• _TO BE DONE_: For each line below that contains the string "diagram", copy that line.

• _INPUT ROWS_:
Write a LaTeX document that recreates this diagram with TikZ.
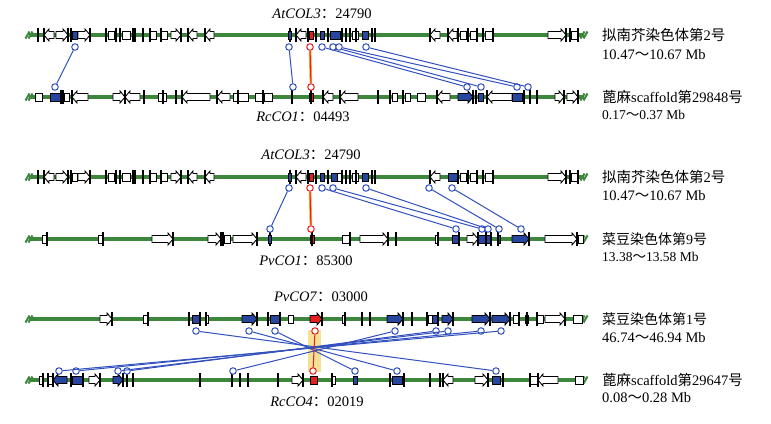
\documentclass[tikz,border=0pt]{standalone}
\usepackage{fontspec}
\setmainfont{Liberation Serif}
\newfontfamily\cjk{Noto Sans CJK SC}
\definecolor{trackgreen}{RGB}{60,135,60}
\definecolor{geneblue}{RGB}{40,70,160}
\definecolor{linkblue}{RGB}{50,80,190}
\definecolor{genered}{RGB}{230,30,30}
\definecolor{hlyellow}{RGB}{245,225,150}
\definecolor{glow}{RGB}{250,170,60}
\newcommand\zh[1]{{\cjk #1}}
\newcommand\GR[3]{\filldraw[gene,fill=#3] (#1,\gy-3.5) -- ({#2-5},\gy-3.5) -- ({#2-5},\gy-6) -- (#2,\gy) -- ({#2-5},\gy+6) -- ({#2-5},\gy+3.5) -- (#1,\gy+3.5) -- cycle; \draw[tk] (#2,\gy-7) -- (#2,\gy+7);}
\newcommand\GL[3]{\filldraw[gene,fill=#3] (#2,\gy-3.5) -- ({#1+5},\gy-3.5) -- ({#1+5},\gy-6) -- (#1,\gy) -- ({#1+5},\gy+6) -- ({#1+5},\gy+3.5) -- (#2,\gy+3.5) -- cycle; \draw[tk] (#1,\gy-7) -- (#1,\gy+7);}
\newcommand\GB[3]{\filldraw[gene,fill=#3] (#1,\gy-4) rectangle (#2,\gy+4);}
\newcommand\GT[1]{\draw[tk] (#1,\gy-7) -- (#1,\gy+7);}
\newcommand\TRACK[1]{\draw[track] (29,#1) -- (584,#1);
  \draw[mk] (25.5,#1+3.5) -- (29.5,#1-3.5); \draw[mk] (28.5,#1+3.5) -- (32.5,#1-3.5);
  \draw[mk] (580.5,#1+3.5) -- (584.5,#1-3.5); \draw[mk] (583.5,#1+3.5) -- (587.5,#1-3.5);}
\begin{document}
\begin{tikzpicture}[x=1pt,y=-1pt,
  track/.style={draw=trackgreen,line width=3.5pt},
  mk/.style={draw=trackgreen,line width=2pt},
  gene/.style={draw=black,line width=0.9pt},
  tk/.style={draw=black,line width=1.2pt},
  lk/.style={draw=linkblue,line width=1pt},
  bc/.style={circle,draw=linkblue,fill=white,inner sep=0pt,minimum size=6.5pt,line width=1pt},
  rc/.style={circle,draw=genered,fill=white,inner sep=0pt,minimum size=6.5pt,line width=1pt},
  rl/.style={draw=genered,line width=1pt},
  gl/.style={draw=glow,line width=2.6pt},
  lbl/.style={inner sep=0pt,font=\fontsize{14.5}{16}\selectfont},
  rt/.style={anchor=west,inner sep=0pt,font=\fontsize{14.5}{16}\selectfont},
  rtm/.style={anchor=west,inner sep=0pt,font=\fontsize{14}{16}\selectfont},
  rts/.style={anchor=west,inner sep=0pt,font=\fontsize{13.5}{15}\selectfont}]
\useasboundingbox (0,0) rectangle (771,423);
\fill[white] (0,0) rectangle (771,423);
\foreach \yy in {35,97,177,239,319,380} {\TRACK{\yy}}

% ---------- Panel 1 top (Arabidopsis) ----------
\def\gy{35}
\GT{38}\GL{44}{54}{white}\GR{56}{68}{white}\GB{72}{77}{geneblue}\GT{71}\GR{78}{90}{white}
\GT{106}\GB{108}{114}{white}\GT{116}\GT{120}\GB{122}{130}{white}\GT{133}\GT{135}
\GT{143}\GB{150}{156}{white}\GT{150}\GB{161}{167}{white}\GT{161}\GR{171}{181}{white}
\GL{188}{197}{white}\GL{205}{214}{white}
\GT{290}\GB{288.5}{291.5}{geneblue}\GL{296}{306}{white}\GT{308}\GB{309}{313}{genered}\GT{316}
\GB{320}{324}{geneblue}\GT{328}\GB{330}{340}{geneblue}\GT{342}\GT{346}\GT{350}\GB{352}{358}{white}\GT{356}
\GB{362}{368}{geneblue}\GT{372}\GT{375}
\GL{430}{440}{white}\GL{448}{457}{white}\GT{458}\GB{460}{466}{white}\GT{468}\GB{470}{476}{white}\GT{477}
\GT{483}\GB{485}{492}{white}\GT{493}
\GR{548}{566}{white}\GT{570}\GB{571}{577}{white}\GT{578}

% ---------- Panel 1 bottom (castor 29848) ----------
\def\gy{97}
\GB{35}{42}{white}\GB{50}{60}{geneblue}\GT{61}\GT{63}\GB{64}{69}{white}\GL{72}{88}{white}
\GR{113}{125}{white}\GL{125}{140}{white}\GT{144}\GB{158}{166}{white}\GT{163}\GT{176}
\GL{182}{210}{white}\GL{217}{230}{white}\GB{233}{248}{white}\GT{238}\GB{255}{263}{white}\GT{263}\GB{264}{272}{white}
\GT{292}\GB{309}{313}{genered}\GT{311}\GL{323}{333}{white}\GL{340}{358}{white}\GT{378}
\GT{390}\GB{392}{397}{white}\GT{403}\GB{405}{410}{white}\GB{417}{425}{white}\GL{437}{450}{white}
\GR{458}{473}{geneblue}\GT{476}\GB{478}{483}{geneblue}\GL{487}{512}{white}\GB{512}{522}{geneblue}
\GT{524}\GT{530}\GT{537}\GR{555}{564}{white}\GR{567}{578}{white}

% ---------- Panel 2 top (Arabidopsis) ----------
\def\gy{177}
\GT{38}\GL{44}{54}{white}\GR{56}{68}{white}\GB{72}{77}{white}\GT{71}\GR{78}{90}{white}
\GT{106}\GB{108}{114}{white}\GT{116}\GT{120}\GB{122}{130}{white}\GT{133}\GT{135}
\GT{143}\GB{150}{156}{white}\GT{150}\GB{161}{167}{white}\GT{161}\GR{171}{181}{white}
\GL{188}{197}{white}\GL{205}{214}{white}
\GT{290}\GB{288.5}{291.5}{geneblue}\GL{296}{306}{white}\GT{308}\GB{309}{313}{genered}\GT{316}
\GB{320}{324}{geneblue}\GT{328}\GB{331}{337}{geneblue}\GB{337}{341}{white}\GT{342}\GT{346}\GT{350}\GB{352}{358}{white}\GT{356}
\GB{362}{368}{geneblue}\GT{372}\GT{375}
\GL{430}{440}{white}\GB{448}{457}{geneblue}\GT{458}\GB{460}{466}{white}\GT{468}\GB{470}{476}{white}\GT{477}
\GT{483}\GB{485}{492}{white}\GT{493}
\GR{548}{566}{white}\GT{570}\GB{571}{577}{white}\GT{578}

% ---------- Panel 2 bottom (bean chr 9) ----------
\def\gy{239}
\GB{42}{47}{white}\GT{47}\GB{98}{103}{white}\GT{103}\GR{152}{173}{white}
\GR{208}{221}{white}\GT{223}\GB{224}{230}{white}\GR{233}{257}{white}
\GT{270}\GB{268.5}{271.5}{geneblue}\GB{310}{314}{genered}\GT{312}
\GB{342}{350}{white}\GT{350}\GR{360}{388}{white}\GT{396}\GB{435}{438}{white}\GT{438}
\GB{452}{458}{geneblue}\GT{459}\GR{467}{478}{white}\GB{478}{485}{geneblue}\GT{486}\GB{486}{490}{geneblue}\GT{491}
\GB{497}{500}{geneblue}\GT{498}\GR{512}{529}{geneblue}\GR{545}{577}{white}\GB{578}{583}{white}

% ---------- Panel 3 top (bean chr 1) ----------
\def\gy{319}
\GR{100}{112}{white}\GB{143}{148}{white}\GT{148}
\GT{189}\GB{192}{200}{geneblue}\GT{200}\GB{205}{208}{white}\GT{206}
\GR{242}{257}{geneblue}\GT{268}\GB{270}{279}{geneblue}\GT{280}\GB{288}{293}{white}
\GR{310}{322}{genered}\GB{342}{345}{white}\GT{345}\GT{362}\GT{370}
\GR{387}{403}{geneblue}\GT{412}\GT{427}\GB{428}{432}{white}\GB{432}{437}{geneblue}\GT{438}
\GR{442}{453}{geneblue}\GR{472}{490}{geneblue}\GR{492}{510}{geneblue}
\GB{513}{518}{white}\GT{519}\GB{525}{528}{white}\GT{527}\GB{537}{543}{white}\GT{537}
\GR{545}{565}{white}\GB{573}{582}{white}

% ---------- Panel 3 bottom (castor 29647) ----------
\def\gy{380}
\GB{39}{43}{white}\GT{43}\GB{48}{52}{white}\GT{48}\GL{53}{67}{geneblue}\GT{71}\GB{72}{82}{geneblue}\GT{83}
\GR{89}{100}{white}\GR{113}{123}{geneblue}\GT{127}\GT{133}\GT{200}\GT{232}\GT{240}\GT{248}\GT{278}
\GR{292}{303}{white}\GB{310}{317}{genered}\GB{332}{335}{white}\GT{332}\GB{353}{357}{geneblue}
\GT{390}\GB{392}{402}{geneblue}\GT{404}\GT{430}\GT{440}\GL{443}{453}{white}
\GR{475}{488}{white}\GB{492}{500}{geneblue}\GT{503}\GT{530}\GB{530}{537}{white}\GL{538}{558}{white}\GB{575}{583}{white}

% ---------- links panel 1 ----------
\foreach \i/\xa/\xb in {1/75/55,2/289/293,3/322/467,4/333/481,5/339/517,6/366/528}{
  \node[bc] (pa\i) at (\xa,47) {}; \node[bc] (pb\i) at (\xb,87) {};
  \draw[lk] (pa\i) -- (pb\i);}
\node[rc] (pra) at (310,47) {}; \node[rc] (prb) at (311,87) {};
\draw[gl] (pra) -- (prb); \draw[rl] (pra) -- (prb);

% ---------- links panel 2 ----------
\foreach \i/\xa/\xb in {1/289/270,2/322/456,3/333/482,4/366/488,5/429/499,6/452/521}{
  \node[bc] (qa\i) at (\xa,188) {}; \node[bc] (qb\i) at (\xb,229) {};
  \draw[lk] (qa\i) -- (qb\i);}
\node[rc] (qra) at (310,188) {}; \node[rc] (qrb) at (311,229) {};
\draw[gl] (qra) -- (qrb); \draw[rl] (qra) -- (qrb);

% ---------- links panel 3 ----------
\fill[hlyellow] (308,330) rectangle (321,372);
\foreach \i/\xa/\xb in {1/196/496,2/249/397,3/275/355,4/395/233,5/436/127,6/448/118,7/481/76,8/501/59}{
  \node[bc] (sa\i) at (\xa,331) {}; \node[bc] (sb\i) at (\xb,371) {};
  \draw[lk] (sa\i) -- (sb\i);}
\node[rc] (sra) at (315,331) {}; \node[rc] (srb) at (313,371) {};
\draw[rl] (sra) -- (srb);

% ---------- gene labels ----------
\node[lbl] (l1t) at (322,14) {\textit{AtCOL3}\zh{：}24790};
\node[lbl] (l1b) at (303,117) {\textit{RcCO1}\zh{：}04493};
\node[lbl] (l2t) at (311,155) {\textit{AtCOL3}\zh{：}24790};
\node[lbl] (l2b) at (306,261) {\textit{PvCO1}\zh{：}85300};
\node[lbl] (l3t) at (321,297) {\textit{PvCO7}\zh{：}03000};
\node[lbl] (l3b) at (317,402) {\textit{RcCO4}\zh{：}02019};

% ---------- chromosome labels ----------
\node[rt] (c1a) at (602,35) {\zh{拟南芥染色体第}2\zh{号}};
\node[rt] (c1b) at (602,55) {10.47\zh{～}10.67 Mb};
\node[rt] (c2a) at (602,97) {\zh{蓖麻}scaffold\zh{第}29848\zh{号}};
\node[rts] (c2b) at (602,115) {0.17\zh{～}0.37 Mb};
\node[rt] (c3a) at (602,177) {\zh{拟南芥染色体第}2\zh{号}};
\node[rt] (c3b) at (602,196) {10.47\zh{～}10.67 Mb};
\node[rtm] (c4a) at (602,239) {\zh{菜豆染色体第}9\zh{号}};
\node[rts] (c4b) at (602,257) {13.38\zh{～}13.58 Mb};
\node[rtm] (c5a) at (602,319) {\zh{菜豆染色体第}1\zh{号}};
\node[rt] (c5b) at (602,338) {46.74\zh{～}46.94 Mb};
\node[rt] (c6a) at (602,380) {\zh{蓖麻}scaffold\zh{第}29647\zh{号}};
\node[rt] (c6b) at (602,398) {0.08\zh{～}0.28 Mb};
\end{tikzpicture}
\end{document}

---

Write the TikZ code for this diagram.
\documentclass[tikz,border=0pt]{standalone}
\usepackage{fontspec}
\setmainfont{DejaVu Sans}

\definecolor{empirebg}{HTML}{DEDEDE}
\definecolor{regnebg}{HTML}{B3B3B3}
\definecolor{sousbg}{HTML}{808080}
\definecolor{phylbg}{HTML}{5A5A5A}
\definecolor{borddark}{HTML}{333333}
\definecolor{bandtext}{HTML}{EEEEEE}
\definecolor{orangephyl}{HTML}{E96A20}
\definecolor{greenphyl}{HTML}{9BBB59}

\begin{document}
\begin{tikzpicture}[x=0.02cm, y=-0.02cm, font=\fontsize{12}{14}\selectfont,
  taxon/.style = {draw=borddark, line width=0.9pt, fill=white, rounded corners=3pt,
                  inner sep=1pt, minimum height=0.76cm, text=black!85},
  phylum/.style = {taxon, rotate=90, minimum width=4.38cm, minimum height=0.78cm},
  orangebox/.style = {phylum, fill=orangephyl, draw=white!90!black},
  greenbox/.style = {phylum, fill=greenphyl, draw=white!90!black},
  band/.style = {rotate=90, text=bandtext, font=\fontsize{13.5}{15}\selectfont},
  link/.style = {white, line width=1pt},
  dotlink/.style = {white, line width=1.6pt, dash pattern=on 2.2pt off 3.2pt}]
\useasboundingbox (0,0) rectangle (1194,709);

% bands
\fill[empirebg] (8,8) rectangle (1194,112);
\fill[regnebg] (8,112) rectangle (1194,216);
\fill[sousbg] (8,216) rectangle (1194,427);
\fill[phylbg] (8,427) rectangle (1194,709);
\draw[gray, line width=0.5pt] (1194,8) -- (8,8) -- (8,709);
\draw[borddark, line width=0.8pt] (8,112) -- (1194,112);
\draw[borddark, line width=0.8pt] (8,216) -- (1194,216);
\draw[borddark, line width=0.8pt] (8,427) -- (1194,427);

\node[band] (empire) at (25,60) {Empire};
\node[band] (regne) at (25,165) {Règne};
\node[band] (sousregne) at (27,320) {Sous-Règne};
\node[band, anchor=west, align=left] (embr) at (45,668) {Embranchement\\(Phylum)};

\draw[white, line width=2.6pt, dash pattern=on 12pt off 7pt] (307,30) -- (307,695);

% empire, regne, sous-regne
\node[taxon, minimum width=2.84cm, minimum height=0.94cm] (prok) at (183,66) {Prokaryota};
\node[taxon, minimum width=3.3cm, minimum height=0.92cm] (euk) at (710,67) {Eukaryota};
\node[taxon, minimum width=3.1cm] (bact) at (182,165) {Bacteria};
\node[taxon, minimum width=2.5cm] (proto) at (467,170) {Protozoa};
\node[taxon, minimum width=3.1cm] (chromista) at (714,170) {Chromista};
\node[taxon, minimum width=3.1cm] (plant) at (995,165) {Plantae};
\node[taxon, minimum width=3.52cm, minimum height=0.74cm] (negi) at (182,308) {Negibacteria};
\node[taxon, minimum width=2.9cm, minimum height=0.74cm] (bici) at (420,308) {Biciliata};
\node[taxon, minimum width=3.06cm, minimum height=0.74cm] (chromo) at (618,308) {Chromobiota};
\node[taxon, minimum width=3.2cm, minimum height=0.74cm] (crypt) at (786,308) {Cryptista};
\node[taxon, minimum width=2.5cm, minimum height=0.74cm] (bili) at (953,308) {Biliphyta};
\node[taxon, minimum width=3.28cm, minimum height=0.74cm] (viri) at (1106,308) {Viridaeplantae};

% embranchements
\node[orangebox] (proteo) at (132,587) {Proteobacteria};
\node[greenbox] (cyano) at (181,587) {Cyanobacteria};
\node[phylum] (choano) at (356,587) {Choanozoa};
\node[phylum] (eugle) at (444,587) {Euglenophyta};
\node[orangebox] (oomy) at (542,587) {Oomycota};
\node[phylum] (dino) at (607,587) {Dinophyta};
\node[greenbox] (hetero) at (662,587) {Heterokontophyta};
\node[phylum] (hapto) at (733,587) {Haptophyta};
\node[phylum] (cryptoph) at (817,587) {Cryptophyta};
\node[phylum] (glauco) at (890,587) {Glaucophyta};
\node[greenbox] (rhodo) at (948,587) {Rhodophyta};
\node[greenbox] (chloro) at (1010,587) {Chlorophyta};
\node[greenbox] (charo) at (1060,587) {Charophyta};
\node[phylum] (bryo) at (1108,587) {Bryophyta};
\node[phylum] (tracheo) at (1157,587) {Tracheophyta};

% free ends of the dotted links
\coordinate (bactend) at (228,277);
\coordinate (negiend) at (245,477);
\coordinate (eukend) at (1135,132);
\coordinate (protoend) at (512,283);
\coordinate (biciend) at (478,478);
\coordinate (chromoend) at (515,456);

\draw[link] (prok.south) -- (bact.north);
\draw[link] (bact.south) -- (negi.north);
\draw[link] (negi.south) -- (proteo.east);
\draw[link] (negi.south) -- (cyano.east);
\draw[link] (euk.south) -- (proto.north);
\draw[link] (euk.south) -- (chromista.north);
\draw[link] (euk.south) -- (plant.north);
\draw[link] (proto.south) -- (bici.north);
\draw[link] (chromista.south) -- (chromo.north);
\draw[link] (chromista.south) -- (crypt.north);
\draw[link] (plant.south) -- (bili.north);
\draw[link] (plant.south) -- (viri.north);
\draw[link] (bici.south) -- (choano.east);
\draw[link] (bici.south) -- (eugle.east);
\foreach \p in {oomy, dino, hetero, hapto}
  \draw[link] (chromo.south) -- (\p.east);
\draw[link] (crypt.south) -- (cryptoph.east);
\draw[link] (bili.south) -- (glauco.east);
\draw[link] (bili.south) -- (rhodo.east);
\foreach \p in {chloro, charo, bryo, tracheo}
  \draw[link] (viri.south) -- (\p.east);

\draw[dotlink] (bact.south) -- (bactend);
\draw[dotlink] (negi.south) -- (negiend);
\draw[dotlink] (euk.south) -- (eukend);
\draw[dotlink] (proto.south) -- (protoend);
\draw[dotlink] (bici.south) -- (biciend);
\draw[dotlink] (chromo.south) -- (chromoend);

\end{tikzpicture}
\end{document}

• _ANSWER TO THE PROBLEM_:
Write a LaTeX document that recreates this diagram with TikZ.
Write the TikZ code for this diagram.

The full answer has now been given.